Search bar / search button
==========================

On narrow viewports, users can access search by clicking the magnifying glass
icon (:fas:`search`) in the :ref:`layout-header`. On wide viewports, the
magnifying glass icon, search input field, and keyboard shortcut for focusing
the search input field are all shown. The keyboard shortcut is:

* :kbd:`Ctrl` + :kbd:`K` (Linux, Windows)
* :kbd:`⌘` + :kbd:`K` (macOS)

You can also configure some aspects of the search button and search field, described below.

Configure the search field position
-----------------------------------

The position of the search *button* is controlled by ``search-button`` and by
default is included in ``html_theme_options["navbar_persistent"]``; you may move
it elsewhere as befits your site's layout, or remove it. You can also add an
always-visible search field to some/all pages in your site by adding
``search-field.html`` to one of the configuration variables (e.g.,
``html_sidebars``, ``html_theme_options["footer_start"]``, etc.).

For example, if you'd like the search field to be in your sidebar, add it to
the sidebar templates like so:

.. code:: python

    html_sidebars = {
        "**": ["search-field.html", "sidebar-nav-bs.html", "sidebar-ethical-ads.html"]
    }

If instead, you'd like to put the search field in the top navbar, use the
following configuration:

.. code:: python

   html_theme_options = {
       "navbar_end": ["navbar-icon-links.html", "search-field.html"]
   }

.. warning::

    If a page includes *both* the search button and an always-visible search
    field, the keyboard shortcuts will focus on the always-visible field and the
    hidden search field overlay will not display. *This may not be what you want:*
    on small screens (i.e. mobile devices) the sidebars may be hidden in a drawer,
    and if the persistent search field is there, it may receive focus without
    actually being made visible.

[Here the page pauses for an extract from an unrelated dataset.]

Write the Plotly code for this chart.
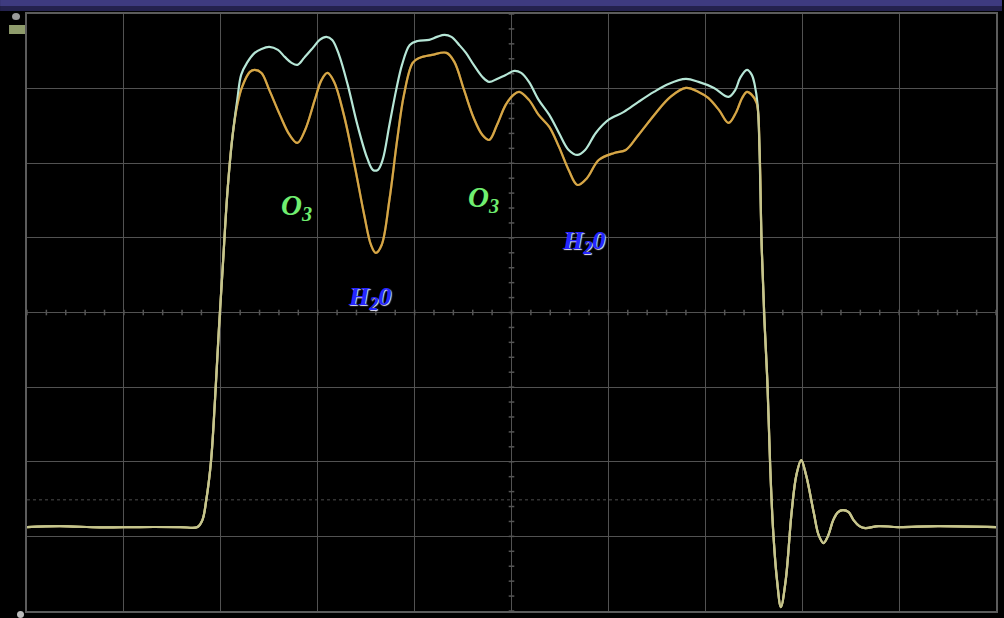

It is **strongly recommended** that you use
    *either* the search button and the hidden/overlaid field that comes with it,
    *or* use a persistent search field in a place that makes sense for your layout.


Configure the search bar text
-----------------------------

To modify the text that is in the search bar before people click on it, add the
following configuration to your ``conf.py`` file:

.. code:: python

   html_theme_options = {
       "search_bar_text": "Your text here..."
   }

Configure the inline search results (search-as-you-type) feature
----------------------------------------------------------------

Set the ``search_as_you_type`` HTML theme option to ``True``.

.. code:: python

   html_theme_options = {
       "search_as_you_type": True
   }

Disable the built-in search
---------------------------

If your site uses a third-party search backend (e.g. the `Read the Docs
server-side search addon <https://docs.readthedocs.com/platform/stable/addons.html>`_),
you may want to disable the built-in pydata search entirely. Set the
``disable_search`` HTML theme option to ``True``:

.. code:: python

   html_theme_options = {
       "disable_search": True
   }

This does two things automatically:

* The ``#pst-search-dialog`` overlay is omitted from the page, so the
  built-in search dialog never appears and keyboard shortcuts (:kbd:`Ctrl` +
  :kbd:`K` / :kbd:`⌘` + :kbd:`K`) do not open it.
* ``navbar_persistent`` is set to an empty list, so the default search button
  is no longer rendered in the navbar.

.. note::

   ``disable_search`` only controls ``search-button-field`` (the full navbar
   button showing the search label and keyboard shortcut) via
   ``navbar_persistent``. It does not remove ``search-button`` (the icon-only
   variant) or ``search-field.html`` if you have placed either of those
   explicitly elsewhere in your layout. Remove them manually if needed.

   If you set ``navbar_persistent`` explicitly in your ``html_theme_options``,
   that value takes precedence and ``disable_search`` will not modify it.